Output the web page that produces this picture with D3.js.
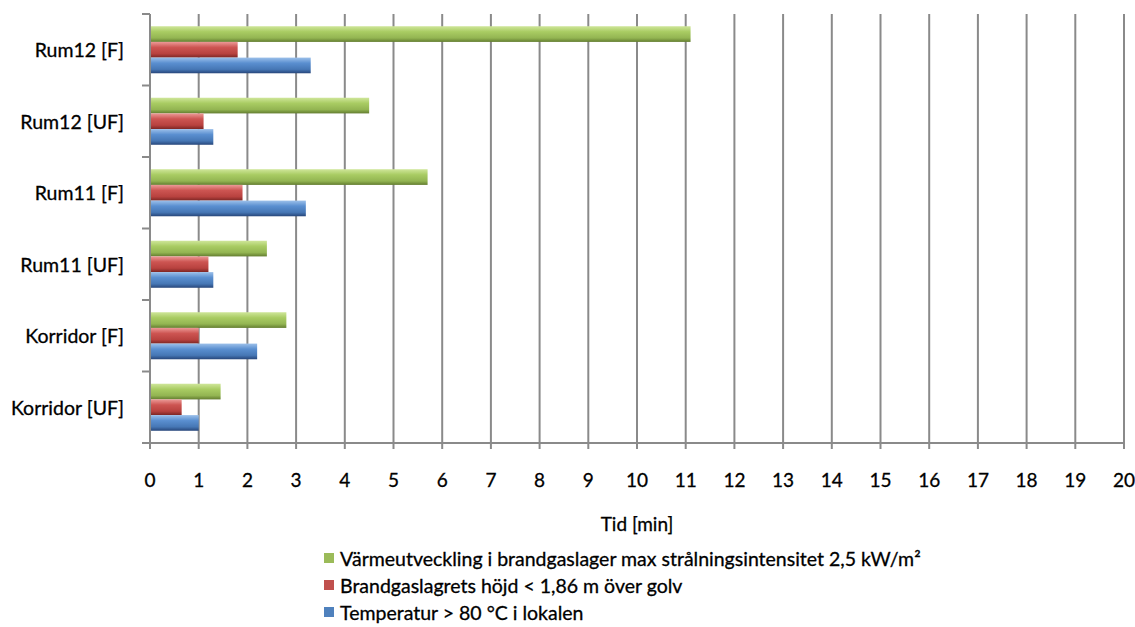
<!DOCTYPE html>
<html>
<head>
<meta charset="utf-8">
<script src="https://cdn.jsdelivr.net/npm/d3@7"></script>
<style>
  html, body { margin: 0; padding: 0; background: #fff; }
  svg text { font-family: Lato, "Open Sans", sans-serif; fill: #000; stroke: #000; stroke-width: 0.3px; }
</style>
</head>
<body>
<svg id="chart" width="1135" height="627"></svg>
<script>
// Categories, top to bottom
const categories = ["Rum12 [F]", "Rum12 [UF]", "Rum11 [F]", "Rum11 [UF]", "Korridor [F]", "Korridor [UF]"];

// Series (time in minutes), in the same order as categories
const seriesNames = [
  "Värmeutveckling i brandgaslager max strålningsintensitet 2,5 kW/m²",
  "Brandgaslagrets höjd < 1,86 m över golv",
  "Temperatur > 80 °C i lokalen"
];
const heatValues = [11.1, 4.5, 5.7, 2.4, 2.8, 1.45];
const layerValues = [1.8, 1.1, 1.9, 1.2, 1.0, 0.65];
const tempValues = [3.3, 1.3, 3.2, 1.3, 2.2, 1.0];
const seriesValues = [heatValues, layerValues, tempValues];

const xTicks = d3.range(0, 21, 1);
const xTitle = "Tid [min]";

// Shading stops for the cylinder-like bars: light top, base, dark bottom
const palettes = [
  ["#cfe69a", "#a9cc63", "#93b552", "#637d30"],
  ["#ec9a97", "#cd5552", "#b8423f", "#7c2624"],
  ["#9cc0ea", "#5a8fd0", "#4677b5", "#27467a"]
];

const svg = d3.select("#chart");
const defs = svg.append("defs");
palettes.forEach((p, i) => {
  const g = defs.append("linearGradient")
    .attr("id", "grad" + i).attr("x1", 0).attr("y1", 0).attr("x2", 0).attr("y2", 1);
  g.append("stop").attr("offset", "0%").attr("stop-color", p[0]);
  g.append("stop").attr("offset", "35%").attr("stop-color", p[1]);
  g.append("stop").attr("offset", "75%").attr("stop-color", p[2]);
  g.append("stop").attr("offset", "100%").attr("stop-color", p[3]);
});

const plot = { left: 150, right: 1124, top: 14, bottom: 443 };

const x = d3.scaleLinear().domain([0, 20]).range([plot.left, plot.right]);
const y0 = d3.scaleBand().domain(categories).range([plot.top, plot.bottom]).padding(0);
const y1 = d3.scaleBand().domain(d3.range(seriesNames.length))
  .range([0, y0.bandwidth()]).paddingInner(0).paddingOuter(0.78);

// Vertical gridlines
svg.append("g")
  .selectAll("line")
  .data(xTicks.filter(d => d > 0))
  .join("line")
  .attr("x1", d => x(d)).attr("x2", d => x(d))
  .attr("y1", plot.top).attr("y2", plot.bottom)
  .attr("stroke", "#8a8a8a").attr("stroke-width", 2);

// Bars
const groups = svg.append("g")
  .selectAll("g")
  .data(categories)
  .join("g")
  .attr("transform", d => `translate(0,${y0(d)})`);

groups.selectAll("rect")
  .data((c, ci) => seriesValues.map((vals, si) => ({ si, v: vals[ci] })))
  .join("rect")
  .attr("x", x(0))
  .attr("y", d => y1(d.si))
  .attr("width", d => x(d.v) - x(0))
  .attr("height", y1.bandwidth())
  .attr("fill", d => `url(#grad${d.si})`);

// Y axis (category axis) with boundary ticks
const yAxisG = svg.append("g");
yAxisG.append("line")
  .attr("x1", plot.left).attr("x2", plot.left)
  .attr("y1", plot.top).attr("y2", plot.bottom)
  .attr("stroke", "#8a8a8a").attr("stroke-width", 2);
yAxisG.selectAll("line.tick")
  .data(categories.map(c => y0(c)).concat([plot.bottom]))
  .join("line").attr("class", "tick")
  .attr("x1", plot.left - 8).attr("x2", plot.left)
  .attr("y1", d => d).attr("y2", d => d)
  .attr("stroke", "#8a8a8a").attr("stroke-width", 2);
yAxisG.selectAll("text")
  .data(categories)
  .join("text")
  .attr("x", 124)
  .attr("y", d => y0(d) + y0.bandwidth() / 2)
  .attr("text-anchor", "end")
  .attr("dominant-baseline", "central")
  .style("font-size", "19.5px")
  .text(d => d);

// X axis
const xAxisG = svg.append("g");
xAxisG.append("line")
  .attr("x1", plot.left - 8).attr("x2", plot.right)
  .attr("y1", plot.bottom).attr("y2", plot.bottom)
  .attr("stroke", "#8a8a8a").attr("stroke-width", 2);
xAxisG.selectAll("line.tick")
  .data(xTicks)
  .join("line").attr("class", "tick")
  .attr("x1", d => x(d)).attr("x2", d => x(d))
  .attr("y1", plot.bottom).attr("y2", plot.bottom + 6)
  .attr("stroke", "#8a8a8a").attr("stroke-width", 2);
xAxisG.selectAll("text")
  .data(xTicks)
  .join("text")
  .attr("x", d => x(d))
  .attr("y", 479)
  .attr("text-anchor", "middle")
  .attr("dominant-baseline", "central")
  .style("font-size", "19px")
  .text(d => d);

// Axis title
svg.append("text")
  .attr("x", (plot.left + plot.right) / 2)
  .attr("y", 523)
  .attr("text-anchor", "middle")
  .attr("dominant-baseline", "central")
  .style("font-size", "19px")
  .text(xTitle);

// Legend
const legendColors = ["#9bbb59", "#c0504d", "#4f81bd"];
const legend = svg.append("g");
const rows = legend.selectAll("g")
  .data(seriesNames)
  .join("g")
  .attr("transform", (d, i) => `translate(324,${558 + i * 27})`);
rows.append("rect")
  .attr("x", 0).attr("y", -5).attr("width", 10).attr("height", 10)
  .attr("fill", (d, i) => legendColors[i]);
rows.append("text")
  .attr("x", 16).attr("y", 0)
  .attr("dominant-baseline", "central")
  .style("font-size", "19.5px")
  .text(d => d);
</script>
</body>
</html>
....
Reproduce the material above verbatim; omit every picture.

→ **Response to this exercise**:
Output the web page that produces this picture with D3.js.
<!DOCTYPE html>
<html>
<head>
<meta charset="utf-8">
<script src="https://cdn.jsdelivr.net/npm/d3@7"></script>
<style>
  html, body { margin: 0; padding: 0; background: #fff; }
  svg text { font-family: Lato, "Open Sans", sans-serif; fill: #000; stroke: #000; stroke-width: 0.3px; }
</style>
</head>
<body>
<svg id="chart" width="1135" height="627"></svg>
<script>
// Categories, top to bottom
const categories = ["Rum12 [F]", "Rum12 [UF]", "Rum11 [F]", "Rum11 [UF]", "Korridor [F]", "Korridor [UF]"];

// Series (time in minutes), in the same order as categories
const seriesNames = [
  "Värmeutveckling i brandgaslager max strålningsintensitet 2,5 kW/m²",
  "Brandgaslagrets höjd < 1,86 m över golv",
  "Temperatur > 80 °C i lokalen"
];
const heatValues = [11.1, 4.5, 5.7, 2.4, 2.8, 1.45];
const layerValues = [1.8, 1.1, 1.9, 1.2, 1.0, 0.65];
const tempValues = [3.3, 1.3, 3.2, 1.3, 2.2, 1.0];
const seriesValues = [heatValues, layerValues, tempValues];

const xTicks = d3.range(0, 21, 1);
const xTitle = "Tid [min]";

// Shading stops for the cylinder-like bars: light top, base, dark bottom
const palettes = [
  ["#cfe69a", "#a9cc63", "#93b552", "#637d30"],
  ["#ec9a97", "#cd5552", "#b8423f", "#7c2624"],
  ["#9cc0ea", "#5a8fd0", "#4677b5", "#27467a"]
];

const svg = d3.select("#chart");
const defs = svg.append("defs");
palettes.forEach((p, i) => {
  const g = defs.append("linearGradient")
    .attr("id", "grad" + i).attr("x1", 0).attr("y1", 0).attr("x2", 0).attr("y2", 1);
  g.append("stop").attr("offset", "0%").attr("stop-color", p[0]);
  g.append("stop").attr("offset", "35%").attr("stop-color", p[1]);
  g.append("stop").attr("offset", "75%").attr("stop-color", p[2]);
  g.append("stop").attr("offset", "100%").attr("stop-color", p[3]);
});

const plot = { left: 150, right: 1124, top: 14, bottom: 443 };

const x = d3.scaleLinear().domain([0, 20]).range([plot.left, plot.right]);
const y0 = d3.scaleBand().domain(categories).range([plot.top, plot.bottom]).padding(0);
const y1 = d3.scaleBand().domain(d3.range(seriesNames.length))
  .range([0, y0.bandwidth()]).paddingInner(0).paddingOuter(0.78);

// Vertical gridlines
svg.append("g")
  .selectAll("line")
  .data(xTicks.filter(d => d > 0))
  .join("line")
  .attr("x1", d => x(d)).attr("x2", d => x(d))
  .attr("y1", plot.top).attr("y2", plot.bottom)
  .attr("stroke", "#8a8a8a").attr("stroke-width", 2);

// Bars
const groups = svg.append("g")
  .selectAll("g")
  .data(categories)
  .join("g")
  .attr("transform", d => `translate(0,${y0(d)})`);

groups.selectAll("rect")
  .data((c, ci) => seriesValues.map((vals, si) => ({ si, v: vals[ci] })))
  .join("rect")
  .attr("x", x(0))
  .attr("y", d => y1(d.si))
  .attr("width", d => x(d.v) - x(0))
  .attr("height", y1.bandwidth())
  .attr("fill", d => `url(#grad${d.si})`);

// Y axis (category axis) with boundary ticks
const yAxisG = svg.append("g");
yAxisG.append("line")
  .attr("x1", plot.left).attr("x2", plot.left)
  .attr("y1", plot.top).attr("y2", plot.bottom)
  .attr("stroke", "#8a8a8a").attr("stroke-width", 2);
yAxisG.selectAll("line.tick")
  .data(categories.map(c => y0(c)).concat([plot.bottom]))
  .join("line").attr("class", "tick")
  .attr("x1", plot.left - 8).attr("x2", plot.left)
  .attr("y1", d => d).attr("y2", d => d)
  .attr("stroke", "#8a8a8a").attr("stroke-width", 2);
yAxisG.selectAll("text")
  .data(categories)
  .join("text")
  .attr("x", 124)
  .attr("y", d => y0(d) + y0.bandwidth() / 2)
  .attr("text-anchor", "end")
  .attr("dominant-baseline", "central")
  .style("font-size", "19.5px")
  .text(d => d);

// X axis
const xAxisG = svg.append("g");
xAxisG.append("line")
  .attr("x1", plot.left - 8).attr("x2", plot.right)
  .attr("y1", plot.bottom).attr("y2", plot.bottom)
  .attr("stroke", "#8a8a8a").attr("stroke-width", 2);
xAxisG.selectAll("line.tick")
  .data(xTicks)
  .join("line").attr("class", "tick")
  .attr("x1", d => x(d)).attr("x2", d => x(d))
  .attr("y1", plot.bottom).attr("y2", plot.bottom + 6)
  .attr("stroke", "#8a8a8a").attr("stroke-width", 2);
xAxisG.selectAll("text")
  .data(xTicks)
  .join("text")
  .attr("x", d => x(d))
  .attr("y", 479)
  .attr("text-anchor", "middle")
  .attr("dominant-baseline", "central")
  .style("font-size", "19px")
  .text(d => d);

// Axis title
svg.append("text")
  .attr("x", (plot.left + plot.right) / 2)
  .attr("y", 523)
  .attr("text-anchor", "middle")
  .attr("dominant-baseline", "central")
  .style("font-size", "19px")
  .text(xTitle);

// Legend
const legendColors = ["#9bbb59", "#c0504d", "#4f81bd"];
const legend = svg.append("g");
const rows = legend.selectAll("g")
  .data(seriesNames)
  .join("g")
  .attr("transform", (d, i) => `translate(324,${558 + i * 27})`);
rows.append("rect")
  .attr("x", 0).attr("y", -5).attr("width", 10).attr("height", 10)
  .attr("fill", (d, i) => legendColors[i]);
rows.append("text")
  .attr("x", 16).attr("y", 0)
  .attr("dominant-baseline", "central")
  .style("font-size", "19.5px")
  .text(d => d);
</script>
</body>
</html>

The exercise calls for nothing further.